8. Activities to retrain and build the capacity of teaching staff: An indicator of what the school administration is doing to develop teachers, such as enriching their teaching methods, enabling them to learn from other teachers, and keep improving their teaching skills.
9. Professionalism of principals in charge of curricula and standards: An indicator of whether a school is run by a professional.
10. Whether the school administration's parent-teacher meetings are effective: An indicator of the effectiveness of the school administration's advice, guidance, and cooperation with students’ parents, and proactiveness and participation of parents in supporting and understanding their children.

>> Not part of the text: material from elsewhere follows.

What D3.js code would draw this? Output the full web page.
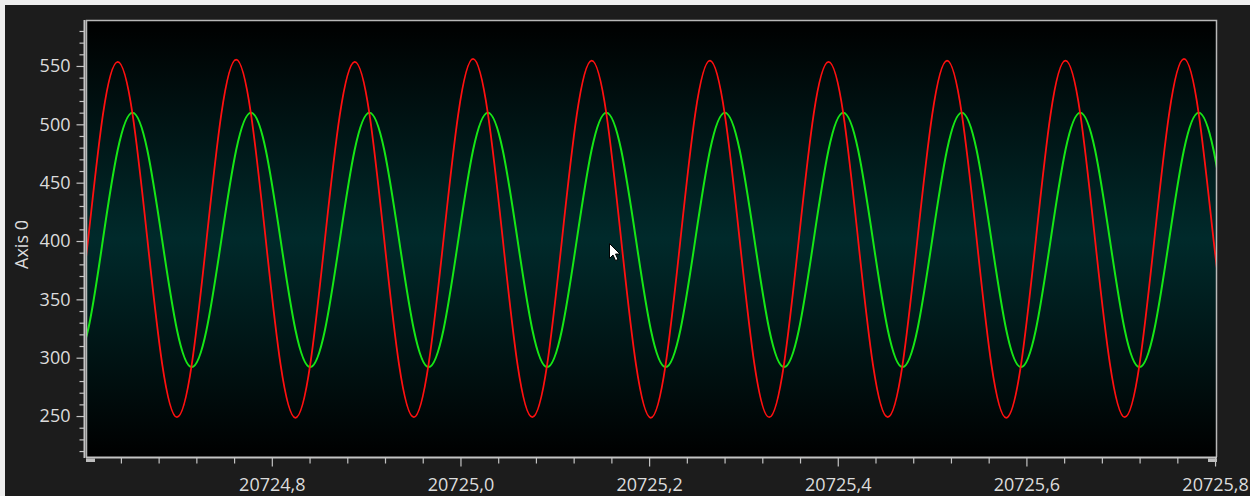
<!DOCTYPE html>
<html>
<head>
<meta charset="utf-8">
<script src="https://cdn.jsdelivr.net/npm/d3@7"></script>
<style>
  html, body { margin: 0; padding: 0; background: #1c1c1c; }
  svg { display: block; }
</style>
</head>
<body>
<svg id="chart" width="1250" height="496"></svg>
<script>
// Sample times (s) shared by both channels
const times = [
  20724.5895, 20724.6052, 20724.6209, 20724.6366, 20724.6523, 20724.6680, 20724.6837, 20724.6994,
  20724.7151, 20724.7308, 20724.7465, 20724.7622, 20724.7779, 20724.7936, 20724.8093, 20724.8250,
  20724.8407, 20724.8564, 20724.8721, 20724.8878, 20724.9035, 20724.9192, 20724.9349, 20724.9506,
  20724.9663, 20724.9820, 20724.9977, 20725.0134, 20725.0291, 20725.0448, 20725.0605, 20725.0762,
  20725.0919, 20725.1076, 20725.1233, 20725.1390, 20725.1547, 20725.1704, 20725.1861, 20725.2018,
  20725.2175, 20725.2332, 20725.2489, 20725.2646, 20725.2803, 20725.2960, 20725.3117, 20725.3274,
  20725.3431, 20725.3588, 20725.3745, 20725.3902, 20725.4059, 20725.4216, 20725.4373, 20725.4530,
  20725.4687, 20725.4844, 20725.5001, 20725.5158, 20725.5315, 20725.5472, 20725.5629, 20725.5786,
  20725.5943, 20725.6100, 20725.6257, 20725.6414, 20725.6571, 20725.6728, 20725.6885, 20725.7042,
  20725.7199, 20725.7356, 20725.7513, 20725.7670, 20725.7827, 20725.7984, 20725.8141
];

// Channel 1 (red)
const channel1 = [
  294, 401, 508, 553.5, 509, 402, 295, 249,
  294, 401, 509, 555.5, 509, 401, 294, 248.5,
  294, 402, 508, 553.5, 509, 401, 294, 249,
  295, 401, 509, 556, 509, 402, 294, 249,
  294, 401, 508, 554.5, 509, 401, 294, 248.5,
  294, 401, 509, 554.5, 508, 401, 294, 249,
  295, 402, 509, 553.5, 509, 401, 294, 249,
  294, 401, 508, 554.5, 509, 402, 294, 248.5,
  294, 401, 509, 554.5, 509, 401, 295, 249,
  294, 401, 509, 556, 509, 401, 294
];

// Channel 2 (green)
const channel2 = [
  292, 324, 401, 478, 510, 478, 401, 324,
  292, 324, 401, 478, 510, 478, 401, 324,
  292, 324, 401, 478, 510, 478, 401, 324,
  292, 324, 401, 478, 510, 478, 401, 324,
  292, 324, 401, 478, 510, 478, 401, 324,
  292, 324, 401, 478, 510, 478, 401, 324,
  292, 324, 401, 478, 510, 478, 401, 324,
  292, 324, 401, 478, 510, 478, 401, 324,
  292, 324, 401, 478, 510, 478, 401, 324,
  292, 324, 401, 478, 510, 478, 401
];

const xMajorTicks = [20724.8, 20725.0, 20725.2, 20725.4, 20725.6, 20725.8];
const xTickLabels = ["20724,8", "20725,0", "20725,2", "20725,4", "20725,6", "20725,8"];
const yMajorTicks = [250, 300, 350, 400, 450, 500, 550];
const yTickLabels = ["250", "300", "350", "400", "450", "500", "550"];
const yAxisTitle = "Axis 0";

const plot = { left: 86, top: 20, right: 1216, bottom: 457 };
const svg = d3.select("#chart");
const textColor = "#dcdcdc";
const axisColor = "#c4c4c4";
const font = "'Open Sans', 'Segoe UI', sans-serif";
const fontSize = 18;

// window frame edges
svg.append("rect").attr("x", 0).attr("y", 0).attr("width", 1250).attr("height", 496).attr("fill", "#1c1c1c");
svg.append("rect").attr("x", 0).attr("y", 0).attr("width", 1250).attr("height", 5).attr("fill", "#eeeeee");
svg.append("rect").attr("x", 0).attr("y", 0).attr("width", 5).attr("height", 496).attr("fill", "#eeeeee");

const x = d3.scaleLinear().domain([20724.603, 20725.801]).range([plot.left, plot.right]);
const y = d3.scaleLinear().domain([214.9, 589.4]).range([plot.bottom, plot.top]);

// plot background gradient
const defs = svg.append("defs");
const grad = defs.append("linearGradient").attr("id", "bg").attr("x1", 0).attr("y1", 0).attr("x2", 0).attr("y2", 1);
grad.append("stop").attr("offset", "0%").attr("stop-color", "#000000");
grad.append("stop").attr("offset", "50%").attr("stop-color", "#002a2b");
grad.append("stop").attr("offset", "100%").attr("stop-color", "#000000");

defs.append("clipPath").attr("id", "clip")
  .append("rect")
  .attr("x", plot.left).attr("y", plot.top)
  .attr("width", plot.right - plot.left).attr("height", plot.bottom - plot.top);

svg.append("rect")
  .attr("x", plot.left).attr("y", plot.top)
  .attr("width", plot.right - plot.left).attr("height", plot.bottom - plot.top)
  .attr("fill", "url(#bg)");

// signal traces
const line = (vals) => d3.line()
  .x((d, i) => x(times[i]))
  .y(d => y(d))
  .curve(d3.curveNatural)(vals);

const traces = svg.append("g").attr("clip-path", "url(#clip)");
traces.append("path").attr("d", line(channel2))
  .attr("fill", "none").attr("stroke", "#16e616").attr("stroke-width", 2);
traces.append("path").attr("d", line(channel1))
  .attr("fill", "none").attr("stroke", "#ff1010").attr("stroke-width", 1.8);

// plot frame
svg.append("path")
  .attr("d", `M${plot.left + 0.5},${plot.bottom} V${plot.top + 0.5} H${plot.right + 0.5} V${plot.bottom}`)
  .attr("fill", "none").attr("stroke", "#b8b8b8").attr("stroke-width", 1.5);

// x axis
const xMinor = d3.range(0, 40).map(i => +(20724.6 + i * 0.04).toFixed(2))
  .filter(v => v > 20724.61 && v < 20725.81 && !xMajorTicks.some(m => Math.abs(m - v) < 1e-6));

const xAxisMinor = svg.append("g").attr("transform", `translate(0,${plot.bottom + 0.5})`)
  .call(d3.axisBottom(x).tickValues(xMinor).tickSize(6).tickFormat(""));
const xAxisMajor = svg.append("g").attr("transform", `translate(0,${plot.bottom + 0.5})`)
  .call(d3.axisBottom(x).tickValues(xMajorTicks).tickSize(9).tickPadding(12)
    .tickFormat((d, i) => xTickLabels[i]));

[xAxisMinor, xAxisMajor].forEach(g => {
  g.select(".domain").remove();
  g.selectAll("line").attr("stroke", axisColor).attr("stroke-width", 1.2);
});
xAxisMajor.selectAll("text")
  .attr("fill", textColor).attr("font-family", font).attr("font-size", fontSize);

svg.append("line")
  .attr("x1", plot.left).attr("x2", plot.right + 1)
  .attr("y1", plot.bottom + 0.5).attr("y2", plot.bottom + 0.5)
  .attr("stroke", axisColor).attr("stroke-width", 2);

// y axis
const yMinor = d3.range(22, 59).map(i => i * 10).filter(v => v % 50 !== 0);
const yAxisMinor = svg.append("g").attr("transform", `translate(${plot.left - 1.5},0)`)
  .call(d3.axisLeft(y).tickValues(yMinor).tickSize(5).tickFormat(""));
const yAxisMajor = svg.append("g").attr("transform", `translate(${plot.left - 1.5},0)`)
  .call(d3.axisLeft(y).tickValues(yMajorTicks).tickSize(8).tickPadding(6)
    .tickFormat((d, i) => yTickLabels[i]));
[yAxisMinor, yAxisMajor].forEach(g => {
  g.select(".domain").remove();
  g.selectAll("line").attr("stroke", axisColor).attr("stroke-width", 1.2);
});
yAxisMajor.selectAll("text")
  .attr("fill", textColor).attr("font-family", font).attr("font-size", fontSize);

svg.append("line")
  .attr("x1", plot.left - 1.5).attr("x2", plot.left - 1.5)
  .attr("y1", plot.top).attr("y2", plot.bottom + 1)
  .attr("stroke", axisColor).attr("stroke-width", 2);

// scroll grips at the ends of the time axis
svg.append("rect").attr("x", plot.left).attr("y", plot.bottom + 1.5).attr("width", 9).attr("height", 3.5).attr("fill", "#bdbdbd");
svg.append("rect").attr("x", plot.right - 8).attr("y", plot.bottom + 1.5).attr("width", 9).attr("height", 3.5).attr("fill", "#bdbdbd");

// axis title
svg.append("text")
  .attr("transform", `translate(28,${(plot.top + plot.bottom) / 2 + 6}) rotate(-90)`)
  .attr("text-anchor", "middle")
  .attr("fill", textColor).attr("font-family", font).attr("font-size", fontSize)
  .text(yAxisTitle);

// mouse pointer
svg.append("path")
  .attr("transform", "translate(609.5,243.5)")
  .attr("d", "M0,0 L0,15 L3.5,11.5 L6,17 L8.5,16 L6,10.5 L10.5,10.5 Z")
  .attr("fill", "#ffffff").attr("stroke", "#000000").attr("stroke-width", 1);
</script>
</body>
</html>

Recommendation 15: Private-public school partnerships
For the past 10 years, we have been working together to turn Khan-Uul District's 60th school into our sister school and to localize some of our school management at the lowest cost. Today, the school become a safe and green school with the best learning conditions despite having a large number of students. This is a real example of how good management can be introduced in a public school with a good principal and a good team. We have the opportunity to share the know-hows of good management practices tested at more than 160 private schools in Mongolia at very low cost in public schools.
These 15 recommendations have been submitted to the Ministry of Education and Science, parliamentary taskforce responsible for amending the Law on Education, and Parliamentary Standing Committee on Education, Culture, Science and Sports.